◆ **Written instruction**
Begin at the first line of the data and copy each line through the one containing "import plotly.graph_objects as go", that line included, with no pictures.
-----
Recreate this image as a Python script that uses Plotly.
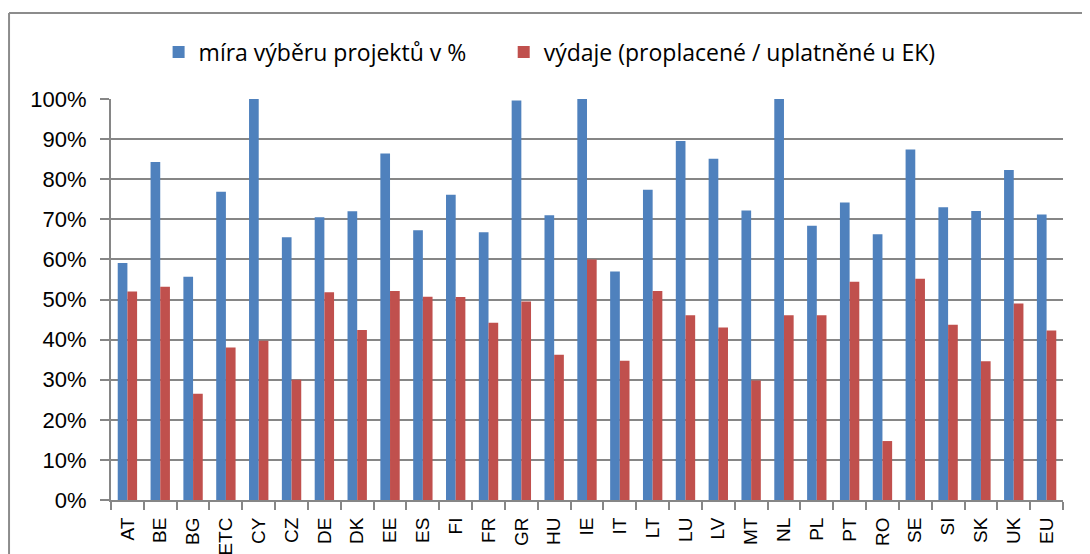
import plotly.graph_objects as go

categories = ["AT", "BE", "BG", "ETC", "CY", "CZ", "DE", "DK", "EE", "ES", "FI", "FR", "GR", "HU",
              "IE", "IT", "LT", "LU", "LV", "MT", "NL", "PL", "PT", "RO", "SE", "SI", "SK", "UK", "EU"]
selection_rate = [0.591, 0.843, 0.557, 0.769, 1.0, 0.655, 0.705, 0.720, 0.864, 0.673, 0.761, 0.668, 0.996, 0.710,
                  1.0, 0.570, 0.774, 0.895, 0.851, 0.722, 1.0, 0.684, 0.742, 0.663, 0.874, 0.730, 0.721, 0.823, 0.712]
expenditure = [0.520, 0.532, 0.265, 0.380, 0.397, 0.300, 0.518, 0.424, 0.521, 0.507, 0.506, 0.442, 0.495, 0.362,
               0.600, 0.347, 0.521, 0.461, 0.430, 0.298, 0.461, 0.461, 0.544, 0.147, 0.552, 0.437, 0.346, 0.490, 0.423]
series_names = ["míra výběru projektů v %", "výdaje (proplacené / uplatněné u EK)"]

BLUE = "#4F81BD"
RED = "#C0504D"
GRID = "#868686"
FRAME = "#8C8C8C"

fig = go.Figure()
fig.add_trace(go.Bar(x=categories, y=selection_rate, name=series_names[0], marker_color=BLUE,
                     marker_line_width=0, legend="legend"))
fig.add_trace(go.Bar(x=categories, y=expenditure, name=series_names[1], marker_color=RED,
                     marker_line_width=0, legend="legend2"))

legend_font = dict(size=23, family="Open Sans, Liberation Sans, sans-serif")
fig.update_layout(
    width=1090, height=554,
    margin=dict(l=103, r=35, t=91, b=62, autoexpand=False),
    paper_bgcolor="white", plot_bgcolor="white",
    barmode="group", bargap=0.41, bargroupgap=0.0,
    font=dict(family="Liberation Sans, Arial, sans-serif", color="black"),
    legend=dict(orientation="h", x=0.05, xanchor="left", y=1.117, yanchor="middle",
                font=legend_font, itemwidth=30, bgcolor="rgba(0,0,0,0)"),
    legend2=dict(orientation="h", x=0.4125, xanchor="left", y=1.117, yanchor="middle",
                 font=legend_font, itemwidth=30, bgcolor="rgba(0,0,0,0)"),
    showlegend=True,
)
fig.update_xaxes(
    type="category", tickangle=-90, tickfont=dict(size=19), automargin=False,
    showline=True, linecolor=GRID, linewidth=2,
    ticks="outside", tickson="boundaries", ticklen=8, tickcolor=GRID, tickwidth=2,
    ticklabelstandoff=8, showgrid=False, mirror=False,
)
fig.update_yaxes(
    range=[0, 1], tickformat=".0%", dtick=0.1, tickfont=dict(size=22), automargin=False,
    showgrid=True, gridcolor=GRID, gridwidth=2,
    showline=True, linecolor=GRID, linewidth=2,
    ticks="outside", ticklen=9, tickcolor=GRID, tickwidth=2, zeroline=False,
    ticklabelstandoff=9,
)
# outer chart frame (top and left edges visible)
fig.add_shape(type="line", xref="paper", yref="paper", x0=-0.1071, x1=1.05, y0=1.2145, y1=1.2145,
              line=dict(color=FRAME, width=2))
fig.add_shape(type="line", xref="paper", yref="paper", x0=-0.1071, x1=-0.1071, y0=-0.2, y1=1.2145,
              line=dict(color=FRAME, width=2))

fig.write_html("out.html")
-----
◆ **The answer**
Recreate this image as a Python script that uses Plotly.
import plotly.graph_objects as go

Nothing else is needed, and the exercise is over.